I’m taking charge of my Tuesdays, well, at least, every other Tuesday. Every other Tuesday is my day off and I have decided to fight the urge to stay at home in my yoga pants and watch Netflix all day (and let’s be real, doing chores) and use this time to do something that will recharge my creative batteries. I think this will be good for me and my mental health.
On my first Tuesday, I went to the National Gallery of Canada. This time, I opted for an outdoor adventure because the weather was nice. So I grabbed my camera bag, packed a lunch, and took off for Lime Kiln Trail.
I’ve written about Lime Kiln Trail here before. It’s a short, easy stroll in the Stony Swamp region of the NCC Greenbelt.
This particular trail is known for some ruins of an old lime kiln and for the friendly birds you will inevitably meet along the way. And when I say friendly, I mean FRIENDLY. And eager! Boy. They’ll go anywhere for a seed: an outstretched hand, the top of a hat, a tripod…

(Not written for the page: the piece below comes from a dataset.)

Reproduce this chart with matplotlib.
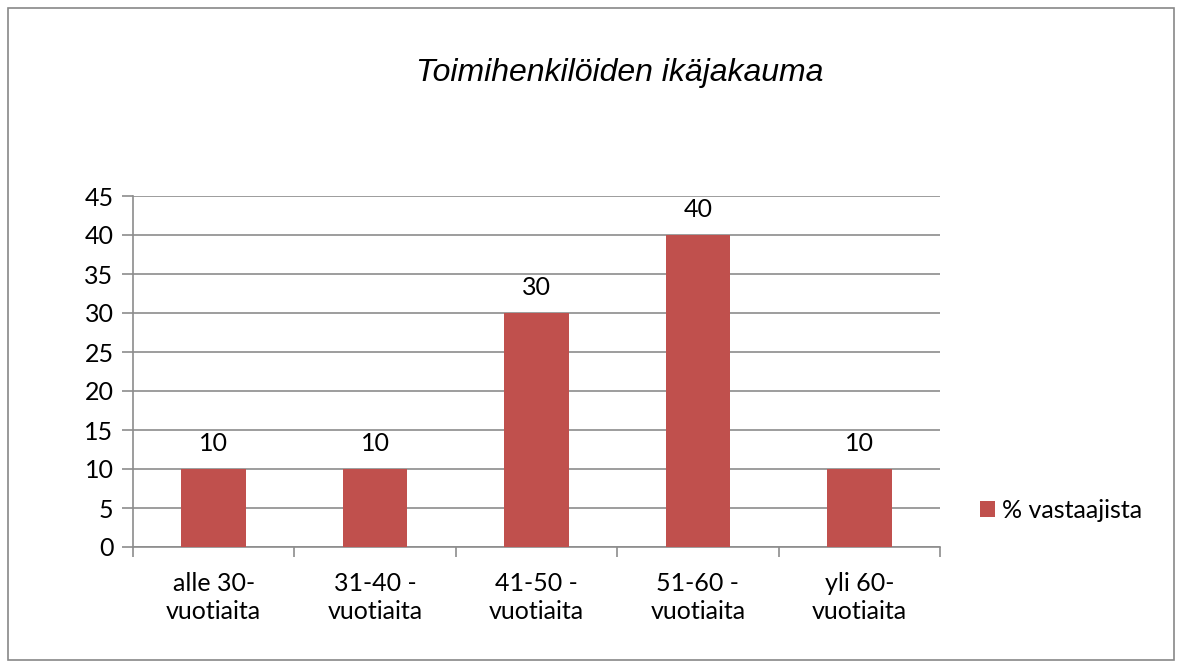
import matplotlib
matplotlib.use("Agg")
import matplotlib.pyplot as plt
from matplotlib.patches import Rectangle

categories = ["alle 30-\nvuotiaita", "31-40 -\nvuotiaita", "41-50 -\nvuotiaita", "51-60 -\nvuotiaita", "yli 60-\nvuotiaita"]
values = [10, 10, 30, 40, 10]
series_name = "% vastaajista"
title = "Toimihenkilöiden ikäjakauma"
yticks = [0, 5, 10, 15, 20, 25, 30, 35, 40, 45]

W, H = 1182, 668
fig = plt.figure(figsize=(W / 100, H / 100), dpi=100)
fig.patch.set_facecolor("white")
fig.patches.append(Rectangle((8 / W, 8 / H), 1 - 16 / W, 1 - 16 / H, transform=fig.transFigure,
                             fill=False, edgecolor="#888888", linewidth=1.2))

ax = fig.add_axes([133 / W, 1 - 547 / H, (940 - 133) / W, (547 - 196) / H])
font = "Lato"
fs = 18
x = list(range(len(categories)))
bars = ax.bar(x, values, width=0.4, color="#C0504D", label=series_name, zorder=3)
for xi, v in zip(x, values):
    ax.text(xi, v + 1.8, str(v), ha="center", va="bottom", fontsize=fs, family=font)

ax.set_xlim(-0.5, len(categories) - 0.5)
ax.set_ylim(0, 45)
ax.set_yticks(yticks)
ax.set_yticklabels([str(t) for t in yticks], fontsize=fs, family=font)
ax.yaxis.grid(True, color="#8c8c8c", linewidth=1.2, zorder=0)
ax.tick_params(axis="y", length=8, width=1.2, color="#8c8c8c", pad=6)
ax.set_xticks([i - 0.5 for i in range(len(categories) + 1)])
ax.set_xticklabels([])
ax.set_xticks(x, minor=True)
ax.set_xticklabels(categories, minor=True, fontsize=fs, family=font, linespacing=1.25)
ax.tick_params(axis="x", which="major", length=7, width=1.2, color="#8c8c8c", direction="out")
ax.tick_params(axis="x", which="minor", length=0, pad=18)
for s in ["top", "right"]:
    ax.spines[s].set_visible(False)
for s in ["left", "bottom"]:
    ax.spines[s].set_color("#8c8c8c")
    ax.spines[s].set_linewidth(1.2)

fig.text(620 / W, 1 - 73 / H, title, ha="center", va="center", fontsize=23,
         style="italic", family="Liberation Sans")

leg = fig.legend(handles=[bars], labels=[series_name], loc="center left",
                 bbox_to_anchor=(957 / W, 1 - 510 / H), frameon=False,
                 prop={"family": font, "size": fs}, handlelength=0.6, handleheight=0.6,
                 handletextpad=0.3)

fig.savefig("out.png", dpi=100, facecolor="white")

We’ve come to hike, ski, or feed the chickadees in this area many times as a family, but being alone in the woods is a completely different experience. I presumed it was going to be quiet – and that I would revel blissfully in that quiet – but it was anything BUT quiet.
As I crunched along the patch I listened to the forest around me. The noise of traffic quickly died away and was replaced by birdsong: the GR-owk of crows, the honk-honk of the nuthatch, and the dee-dee-dee warning call of the black-capped chickadees. All of this was punctuated by the chatter of squirrels and the tap-tapping of woodpeckers.
I settled in with my camera equipment and container of seeds. It didn’t take them too long to find me (as you can see from the photos.)
The chickadees are such funny little creatures, aren’t they? If you have ever watched them in action you know what I mean. If there’s seed on the scene, they push each other out of the way with an angry (and very cute) little cheep. (I HAVE NO IDEA HOW SOMETHING SO ADORABLE CAN GET SO FURIOUS.) They sort through seeds with vigour and cram their beaks as full as they can. They swoop down and change their mind just as they’re about to approach, executing a perfect U-turn and landing gracefully on a slim branch without clobbering themselves. And they are so brave. As I was packing up to leave, those avian comedians were still landing on my head, despite the lack of seed. Who do they think they are? The daredevil clowns of the Ottawa forest? Sheesh.
My visit was, in a word: tranquil and restorative (sorry, that’s two words, but there it is). I could feel my busy brain repairing itself as I stood there, enjoying the scene. Now I’m mulling over what to do for my next Tuesday outing. Any suggestions? As long as it’s not something that feels like a chore, I’m all ears.